Não é verdade que o sistema de representação e decisão europeu careça de fundamento democrático. Muito menos tem qualquer razão de ser a ideia de uma pretérita idade de ouro democrática europeia, frequentemente contraposta às supostas insuficiências do presente. A evolução institucional que se tem vindo a verificar inscreve-se numa linha de reforço da participação popular, quer nos processos electivos, quer nos mecanismos de fiscalização democrática e de valorização da componente parlamentar; seja a nível europeu, seja no quadro de actuação dos respectivos Estados-membros. Em algum momento anterior as instituições europeias beneficiaram de maior legitimidade democrática? A resposta é muito simples: nunca. É claro que, atendendo à singularidade do projecto europeu, estamos perante formas directas e indirectas de legitimação popular; o que não estamos em nenhuma circunstância é perante qualquer manifestação de autocracia burocrática como soezmente pretendem fazer crer tantas vozes demagógicas no seu denodo de atacar o prestígio público de um projecto que abjuram.

É igualmente falsa a acusação de que se pretende impor através das instituições europeias a prevalência de uma linha de orientação económica marcadamente neoliberal. É certo que desde o seu início o projecto europeu privilegiou a economia de mercado e valorizou os princípios da concorrência e da livre iniciativa individual. É também verdade que, face aos efeitos da globalização e da progressiva liberalização do comércio internacional, se verificou um aumento das desigualdades de rendimentos no espaço europeu. O que não é contudo exacto é que daí tenha resultado uma atrofia tal da acção social das entidades públicas que permita falar no triunfo de uma posição neoliberal. Uma pesquisa rápida na base de dados da Pordata permite verificar que a despesa pública com a protecção social foi subindo na Europa ao longo dos anos e atingiu os seus valores máximos nos anos da crise que atravessamos.

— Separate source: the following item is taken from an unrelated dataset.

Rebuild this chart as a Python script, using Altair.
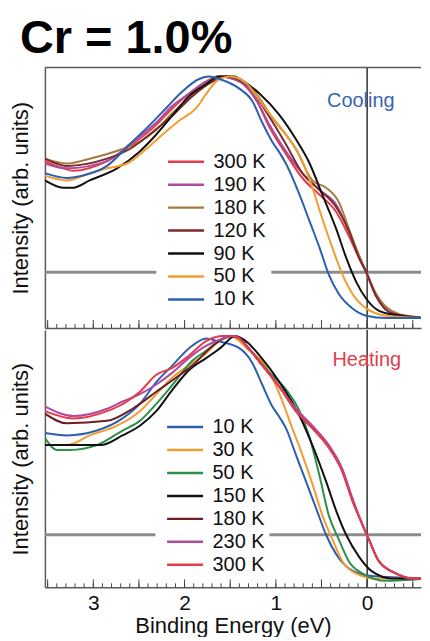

Não deixa de ser curioso que muitos dos que a propósito do Semestre Europeu falam de ingerência indevida e anti-democrática nos assuntos internos de cada Estrado-nação sejam os primeiros a lamentar a inexistência de uma política europeia comum nas áreas fiscal, orçamental e social. Tal paradoxo exprime com especial acuidade a fragilidade do argumentário que a extrema-esquerda neo-soberanista despudoradamente exibe.

Na verdade, a extrema-esquerda portuguesa está de novo a revelar a sua velha identidade em relação ao projecto político europeu. Nisso não há nenhuma novidade. Onde pode haver motivos de inquietação é noutros sectores políticos tradicionalmente avessos a este tipo de posições e que agora parecem revelar uma estranha abertura para com as mesmas. Pode ser que seja um entusiasmo meramente momentâneo e de carácter muito superficial. Quero crer que assim seja.